▸ DATA EXTRACT:
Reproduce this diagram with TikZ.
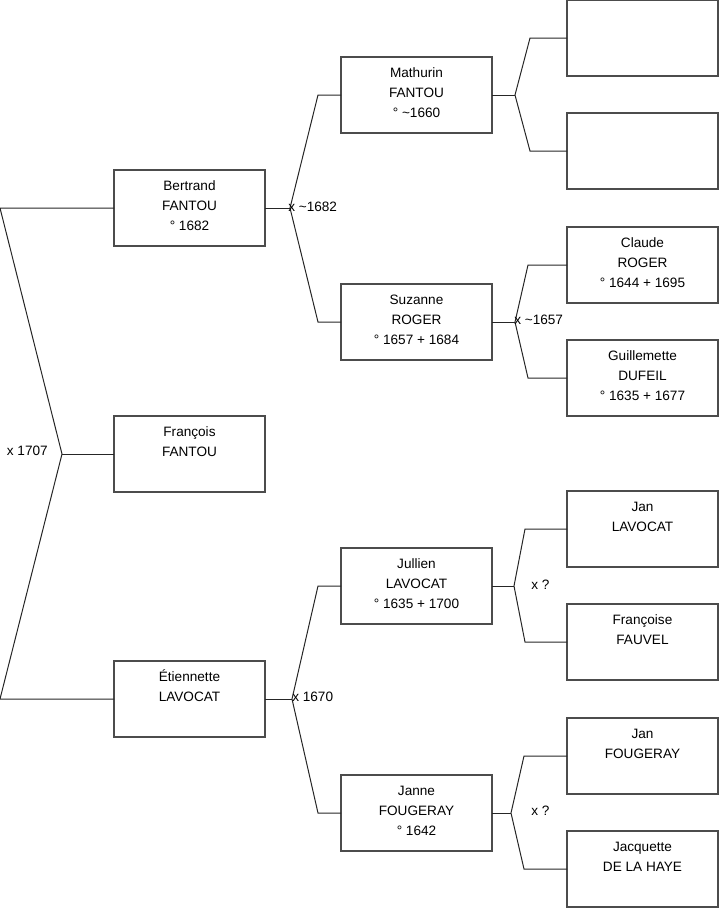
\documentclass[tikz,border=0pt]{standalone}
\usepackage{fontspec}
\setmainfont{Liberation Sans}
\usetikzlibrary{positioning}
\tikzset{
  box/.style    = {rectangle, draw=black!70, line width=0.9pt,
                   minimum width=113.25pt, minimum height=57pt, outer sep=0pt,
                   align=center, font=\fontsize{10.2}{15}\selectfont, inner sep=0pt},
  link/.style   = {draw=black!85, line width=0.75pt},
  mlabel/.style = {font=\fontsize{10.2}{12}\selectfont, inner sep=0pt}
}
\newcommand{\person}[3]{\strut #1\\\strut #2\\\rule[-7.5pt]{0pt}{10.5pt}#3}

\begin{document}
\begin{tikzpicture}[x=0.75pt, y=-0.75pt, node distance=127.5pt and 57pt]
    \useasboundingbox (0,0) rectangle (719,908);
    % generation 1
    \node[box] (bertrand) at (189.5,208) {\person{Bertrand}{FANTOU}{° 1682}};
    \node[box, below=of bertrand] (francois) {\person{François}{FANTOU}{}};
    \node[box, below=126.75pt of francois] (etiennette) {\person{Étiennette}{LAVOCAT}{}};
    % generation 2
    \node[box, right=of bertrand, yshift=84.75pt] (mathurin) {\person{Mathurin}{FANTOU}{° \textasciitilde1660}};
    \node[box, right=of bertrand, yshift=-85.5pt] (suzanne) {\person{Suzanne}{ROGER}{° 1657 + 1684}};
    \node[box, right=of etiennette, yshift=84.75pt] (jullien) {\person{Jullien}{LAVOCAT}{° 1635 + 1700}};
    \node[box, right=of etiennette, yshift=-85.5pt] (janne) {\person{Janne}{FOUGERAY}{° 1642}};
    % generation 3
    \node[box, right=56.25pt of mathurin, yshift=42.75pt] (mfather) {\person{}{}{}};
    \node[box, right=56.25pt of mathurin, yshift=-42pt] (mmother) {\person{}{}{}};
    \node[box, right=56.25pt of suzanne, yshift=42.75pt] (claude) {\person{Claude}{ROGER}{° 1644 + 1695}};
    \node[box, right=56.25pt of suzanne, yshift=-42pt] (guillemette) {\person{Guillemette}{DUFEIL}{° 1635 + 1677}};
    \node[box, right=56.25pt of jullien, yshift=42.75pt] (janl) {\person{Jan}{LAVOCAT}{}};
    \node[box, right=56.25pt of jullien, yshift=-42pt] (francoise) {\person{Françoise}{FAUVEL}{}};
    \node[box, right=56.25pt of janne, yshift=42.75pt] (janf) {\person{Jan}{FOUGERAY}{}};
    \node[box, right=56.25pt of janne, yshift=-42pt] (jacquette) {\person{Jacquette}{DE LA HAYE}{}};

    % forks
    \coordinate (rtop) at (0,208);
    \coordinate (rfork) at (62,454);
    \coordinate (rbot) at (0,699);
    \coordinate (bfork) at (290,208);
    \coordinate (efork) at (292,699);
    \coordinate (mfork) at (515,95);
    \coordinate (sfork) at (515,322);
    \coordinate (jfork) at (514,586);
    \coordinate (nfork) at (511,813);

    \draw[link] (bertrand.west) -- (rtop) -- (rfork) -- (rbot) -- (etiennette.west);
    \draw[link] (rfork) -- (francois.west);

    \draw[link] (bertrand.east) -- (bfork);
    \draw[link] (mathurin.west) -- ++(-23,0) -- (bfork) -- (318,322) -- (suzanne.west);
    \draw[link] (etiennette.east) -- (efork);
    \draw[link] (jullien.west) -- ++(-23,0) -- (efork) -- (318,813) -- (janne.west);

    \draw[link] (mathurin.east) -- (mfork);
    \draw[link] (mfather.west) -- ++(-37,0) -- (mfork) -- (530,151) -- (mmother.west);
    \draw[link] (suzanne.east) -- (sfork);
    \draw[link] (claude.west) -- ++(-39,0) -- (sfork) -- (528,378) -- (guillemette.west);
    \draw[link] (jullien.east) -- (jfork);
    \draw[link] (janl.west) -- ++(-42,0) -- (jfork) -- (525,642) -- (francoise.west);
    \draw[link] (janne.east) -- (nfork);
    \draw[link] (janf.west) -- ++(-43,0) -- (nfork) -- (524,869) -- (jacquette.west);

    % marriages
    \node[mlabel, anchor=east] (m1707) at (48,451) {x 1707};
    \node[mlabel, anchor=west] (m1682) at (288,207) {x \textasciitilde1682};
    \node[mlabel, anchor=west] (m1670) at (292,697) {x 1670};
    \node[mlabel, anchor=west] (m1657) at (514,320) {x \textasciitilde1657};
    \node[mlabel, anchor=west] (mjul) at (531,585) {x ?};
    \node[mlabel, anchor=west] (mjan) at (531,811) {x ?};
\end{tikzpicture}
\end{document}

▸ EXERCISE DETAILS: Please write out all the data again word for word, but not the pictures.

▸ COMPLETED TASK:
Reproduce this diagram with TikZ.
\documentclass[tikz,border=0pt]{standalone}
\usepackage{fontspec}
\setmainfont{Liberation Sans}
\usetikzlibrary{positioning}
\tikzset{
  box/.style    = {rectangle, draw=black!70, line width=0.9pt,
                   minimum width=113.25pt, minimum height=57pt, outer sep=0pt,
                   align=center, font=\fontsize{10.2}{15}\selectfont, inner sep=0pt},
  link/.style   = {draw=black!85, line width=0.75pt},
  mlabel/.style = {font=\fontsize{10.2}{12}\selectfont, inner sep=0pt}
}
\newcommand{\person}[3]{\strut #1\\\strut #2\\\rule[-7.5pt]{0pt}{10.5pt}#3}

\begin{document}
\begin{tikzpicture}[x=0.75pt, y=-0.75pt, node distance=127.5pt and 57pt]
    \useasboundingbox (0,0) rectangle (719,908);
    % generation 1
    \node[box] (bertrand) at (189.5,208) {\person{Bertrand}{FANTOU}{° 1682}};
    \node[box, below=of bertrand] (francois) {\person{François}{FANTOU}{}};
    \node[box, below=126.75pt of francois] (etiennette) {\person{Étiennette}{LAVOCAT}{}};
    % generation 2
    \node[box, right=of bertrand, yshift=84.75pt] (mathurin) {\person{Mathurin}{FANTOU}{° \textasciitilde1660}};
    \node[box, right=of bertrand, yshift=-85.5pt] (suzanne) {\person{Suzanne}{ROGER}{° 1657 + 1684}};
    \node[box, right=of etiennette, yshift=84.75pt] (jullien) {\person{Jullien}{LAVOCAT}{° 1635 + 1700}};
    \node[box, right=of etiennette, yshift=-85.5pt] (janne) {\person{Janne}{FOUGERAY}{° 1642}};
    % generation 3
    \node[box, right=56.25pt of mathurin, yshift=42.75pt] (mfather) {\person{}{}{}};
    \node[box, right=56.25pt of mathurin, yshift=-42pt] (mmother) {\person{}{}{}};
    \node[box, right=56.25pt of suzanne, yshift=42.75pt] (claude) {\person{Claude}{ROGER}{° 1644 + 1695}};
    \node[box, right=56.25pt of suzanne, yshift=-42pt] (guillemette) {\person{Guillemette}{DUFEIL}{° 1635 + 1677}};
    \node[box, right=56.25pt of jullien, yshift=42.75pt] (janl) {\person{Jan}{LAVOCAT}{}};
    \node[box, right=56.25pt of jullien, yshift=-42pt] (francoise) {\person{Françoise}{FAUVEL}{}};
    \node[box, right=56.25pt of janne, yshift=42.75pt] (janf) {\person{Jan}{FOUGERAY}{}};
    \node[box, right=56.25pt of janne, yshift=-42pt] (jacquette) {\person{Jacquette}{DE LA HAYE}{}};

    % forks
    \coordinate (rtop) at (0,208);
    \coordinate (rfork) at (62,454);
    \coordinate (rbot) at (0,699);
    \coordinate (bfork) at (290,208);
    \coordinate (efork) at (292,699);
    \coordinate (mfork) at (515,95);
    \coordinate (sfork) at (515,322);
    \coordinate (jfork) at (514,586);
    \coordinate (nfork) at (511,813);

    \draw[link] (bertrand.west) -- (rtop) -- (rfork) -- (rbot) -- (etiennette.west);
    \draw[link] (rfork) -- (francois.west);

    \draw[link] (bertrand.east) -- (bfork);
    \draw[link] (mathurin.west) -- ++(-23,0) -- (bfork) -- (318,322) -- (suzanne.west);
    \draw[link] (etiennette.east) -- (efork);
    \draw[link] (jullien.west) -- ++(-23,0) -- (efork) -- (318,813) -- (janne.west);

    \draw[link] (mathurin.east) -- (mfork);
    \draw[link] (mfather.west) -- ++(-37,0) -- (mfork) -- (530,151) -- (mmother.west);
    \draw[link] (suzanne.east) -- (sfork);
    \draw[link] (claude.west) -- ++(-39,0) -- (sfork) -- (528,378) -- (guillemette.west);
    \draw[link] (jullien.east) -- (jfork);
    \draw[link] (janl.west) -- ++(-42,0) -- (jfork) -- (525,642) -- (francoise.west);
    \draw[link] (janne.east) -- (nfork);
    \draw[link] (janf.west) -- ++(-43,0) -- (nfork) -- (524,869) -- (jacquette.west);

    % marriages
    \node[mlabel, anchor=east] (m1707) at (48,451) {x 1707};
    \node[mlabel, anchor=west] (m1682) at (288,207) {x \textasciitilde1682};
    \node[mlabel, anchor=west] (m1670) at (292,697) {x 1670};
    \node[mlabel, anchor=west] (m1657) at (514,320) {x \textasciitilde1657};
    \node[mlabel, anchor=west] (mjul) at (531,585) {x ?};
    \node[mlabel, anchor=west] (mjan) at (531,811) {x ?};
\end{tikzpicture}
\end{document}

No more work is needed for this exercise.